WHAT YOU WILL DO: Starting at the first line of the data, please print exactly those lines through the one that holds "import plotly.graph_objects as go", omitting every picture.

--- START DATA EXCERPT ---

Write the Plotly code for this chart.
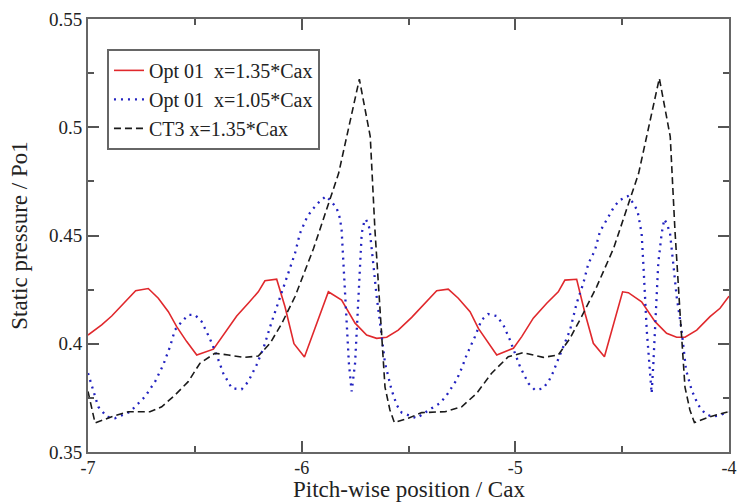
import plotly.graph_objects as go

# ---- data ----
red_x = [-7.000, -6.936, -6.889, -6.842, -6.777, -6.718, -6.671, -6.624, -6.585, -6.538,
         -6.491, -6.413, -6.359, -6.304, -6.250, -6.203, -6.172, -6.117, -6.078, -6.036,
         -5.987, -5.875, -5.813, -5.750, -5.696, -5.649, -5.602, -5.548, -5.485, -5.431,
         -5.368, -5.314, -5.267, -5.212, -5.173, -5.087, -5.009, -4.970, -4.916, -4.853,
         -4.799, -4.768, -4.713, -4.674, -4.635, -4.583, -4.498, -4.471, -4.409, -4.346,
         -4.292, -4.245, -4.206, -4.151, -4.089, -4.042, -4.000]
red_y = [0.4040, 0.4087, 0.4128, 0.4175, 0.4245, 0.4255, 0.4210, 0.4148, 0.4079, 0.4010,
         0.3948, 0.3975, 0.4048, 0.4128, 0.4187, 0.4240, 0.4291, 0.4298, 0.4171, 0.4000,
         0.3939, 0.4240, 0.4202, 0.4095, 0.4040, 0.4025, 0.4030, 0.4063, 0.4122, 0.4180,
         0.4245, 0.4252, 0.4210, 0.4148, 0.4071, 0.3948, 0.3979, 0.4033, 0.4118, 0.4187,
         0.4240, 0.4294, 0.4298, 0.4141, 0.4002, 0.3940, 0.4240, 0.4236, 0.4194, 0.4102,
         0.4048, 0.4030, 0.4030, 0.4063, 0.4125, 0.4164, 0.4220]

blue_x = [-7.000, -6.975, -6.952, -6.912, -6.874, -6.803, -6.765, -6.733, -6.686, -6.648,
          -6.616, -6.593, -6.561, -6.531, -6.499, -6.468, -6.429, -6.398, -6.367, -6.327,
          -6.281, -6.250, -6.211, -6.179, -6.140, -6.101, -6.070, -6.031, -6.008, -5.992,
          -5.974, -5.948, -5.917, -5.886, -5.860, -5.836, -5.821, -5.813, -5.805, -5.797,
          -5.789, -5.779, -5.766, -5.750, -5.742, -5.735, -5.727, -5.719, -5.708, -5.699,
          -5.685, -5.680, -5.665, -5.649, -5.629, -5.610, -5.579, -5.555, -5.532, -5.462,
          -5.392, -5.353, -5.321, -5.275, -5.251, -5.228, -5.189, -5.158, -5.127, -5.087,
          -5.056, -5.025, -4.978, -4.939, -4.908, -4.869, -4.841, -4.822, -4.807, -4.776,
          -4.744, -4.713, -4.682, -4.658, -4.627, -4.604, -4.580, -4.560, -4.538, -4.510,
          -4.474, -4.448, -4.428, -4.420, -4.414, -4.409, -4.401, -4.393, -4.385, -4.373,
          -4.362, -4.354, -4.346, -4.338, -4.331, -4.315, -4.303, -4.290, -4.276, -4.261,
          -4.245, -4.222, -4.201, -4.175, -4.144, -4.113, -4.081, -4.042, -4.003]
blue_y = [0.3864, 0.3779, 0.3709, 0.3663, 0.3656, 0.3686, 0.3725, 0.3756, 0.3825, 0.3902,
          0.3987, 0.4064, 0.4102, 0.4133, 0.4133, 0.4102, 0.4022, 0.3948, 0.3864, 0.3794,
          0.3790, 0.3825, 0.3902, 0.3979, 0.4102, 0.4218, 0.4302, 0.4418, 0.4510, 0.4548,
          0.4587, 0.4622, 0.4656, 0.4682, 0.4656, 0.4625, 0.4580, 0.4525, 0.4371, 0.4218,
          0.4063, 0.3910, 0.3780, 0.3910, 0.4063, 0.4218, 0.4373, 0.4510, 0.4560, 0.4575,
          0.4540, 0.4510, 0.4371, 0.4218, 0.4063, 0.3910, 0.3786, 0.3717, 0.3682, 0.3656,
          0.3702, 0.3725, 0.3763, 0.3833, 0.3887, 0.3948, 0.4033, 0.4110, 0.4137, 0.4128,
          0.4087, 0.4017, 0.3894, 0.3817, 0.3786, 0.3794, 0.3833, 0.3871, 0.3910, 0.3987,
          0.4063, 0.4187, 0.4279, 0.4371, 0.4433, 0.4518, 0.4556, 0.4594, 0.4633, 0.4664,
          0.4682, 0.4649, 0.4613, 0.4572, 0.4525, 0.4510, 0.4371, 0.4218, 0.4063, 0.3910,
          0.3771, 0.3910, 0.4063, 0.4218, 0.4373, 0.4510, 0.4575, 0.4553, 0.4510, 0.4371,
          0.4218, 0.4063, 0.3879, 0.3786, 0.3717, 0.3679, 0.3663, 0.3670, 0.3686]

ct3_x = [-7.000, -6.967, -6.889, -6.811, -6.710, -6.655, -6.593, -6.531, -6.476, -6.406,
         -6.343, -6.273, -6.203, -6.148, -6.093, -6.031, -5.944, -5.827, -5.730, -5.679,
         -5.657, -5.633, -5.610, -5.587, -5.566, -5.501, -5.438, -5.329, -5.251, -5.181,
         -5.111, -5.033, -4.963, -4.869, -4.799, -4.744, -4.690, -4.619, -4.540, -4.423,
         -4.326, -4.275, -4.253, -4.229, -4.206, -4.183, -4.162, -4.089, -4.003]
ct3_y = [0.3780, 0.3634, 0.3663, 0.3686, 0.3686, 0.3709, 0.3763, 0.3825, 0.3910, 0.3956,
         0.3948, 0.3937, 0.3943, 0.4002, 0.4094, 0.4218, 0.4441, 0.4787, 0.5222, 0.4957,
         0.4525, 0.4140, 0.3800, 0.3694, 0.3636, 0.3656, 0.3682, 0.3686, 0.3709, 0.3771,
         0.3864, 0.3940, 0.3959, 0.3937, 0.3948, 0.4025, 0.4125, 0.4264, 0.4441, 0.4787,
         0.5226, 0.4957, 0.4525, 0.4140, 0.3800, 0.3694, 0.3636, 0.3663, 0.3686]

names = ["Opt 01\u00a0 x=1.35*Cax", "Opt 01\u00a0 x=1.05*Cax", "CT3 x=1.35*Cax"]
x_title = "Pitch-wise position / Cax"
y_title = "Static pressure / Po1"
x_tickvals = [-7, -6, -5, -4]
x_ticktext = ["-7", "-6", "-5", "-4"]
y_tickvals = [0.35, 0.4, 0.45, 0.5, 0.55]
y_ticktext = ["0.35", "0.4", "0.45", "0.5", "0.55"]

FONT = "Liberation Serif"
TXT = "#222222"

fig = go.Figure()
fig.add_trace(go.Scatter(x=red_x, y=red_y, mode="lines", name=names[0],
                         line=dict(color="#e0282c", width=1.6)))
fig.add_trace(go.Scatter(x=blue_x, y=blue_y, mode="lines", name=names[1],
                         line=dict(color="#2222c0", width=2.3, dash="2px,5px")))
fig.add_trace(go.Scatter(x=ct3_x, y=ct3_y, mode="lines", name=names[2],
                         line=dict(color="#1a1a1a", width=1.6, dash="7px,4px")))

axis_common = dict(
    showgrid=False, zeroline=False, showline=True, linecolor="#666666", linewidth=2,
    mirror="allticks", ticks="inside", ticklen=11, tickwidth=1.5, tickcolor="#555555",
    automargin=False,
)

fig.update_xaxes(range=[-7, -4], tickvals=x_tickvals, ticktext=x_ticktext,
                 tickfont=dict(family=FONT, size=18, color=TXT), ticklabelstandoff=-2,
                 minor=dict(ticks="inside", ticklen=6, dtick=0.5, tick0=-7,
                            tickcolor="#555555", tickwidth=1.5),
                 **axis_common)
fig.update_yaxes(range=[0.35, 0.55], tickvals=y_tickvals, ticktext=y_ticktext,
                 tickfont=dict(family=FONT, size=19, color=TXT),
                 minor=dict(ticks="inside", ticklen=6, dtick=0.025, tick0=0.35,
                            tickcolor="#555555", tickwidth=1.5),
                 title=dict(text=y_title, font=dict(family=FONT, size=23, color=TXT)),
                 **axis_common)

# x-axis title placed just under the tick labels, as in the reference
fig.add_annotation(text=x_title, xref="paper", yref="paper", x=0.5, y=-0.1178,
                   xanchor="center", yanchor="bottom", showarrow=False, borderpad=0,
                   font=dict(family=FONT, size=23, color=TXT))

fig.update_layout(
    width=744, height=503,
    margin=dict(l=88, r=15, t=19, b=51),
    paper_bgcolor="white", plot_bgcolor="white",
    showlegend=True,
    legend=dict(x=0.0296, y=0.931, xanchor="left", yanchor="top",
                bgcolor="white", bordercolor="#666666", borderwidth=2,
                font=dict(family=FONT, size=20, color=TXT),
                tracegroupgap=0, itemwidth=30),
)

fig.write_html("out.html", config={"displayModeBar": False},
               post_script="document.body.style.margin='0';document.body.style.overflow='hidden';")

--- END DATA EXCERPT ---

EXPECTED ANSWER:
Write the Plotly code for this chart.
import plotly.graph_objects as go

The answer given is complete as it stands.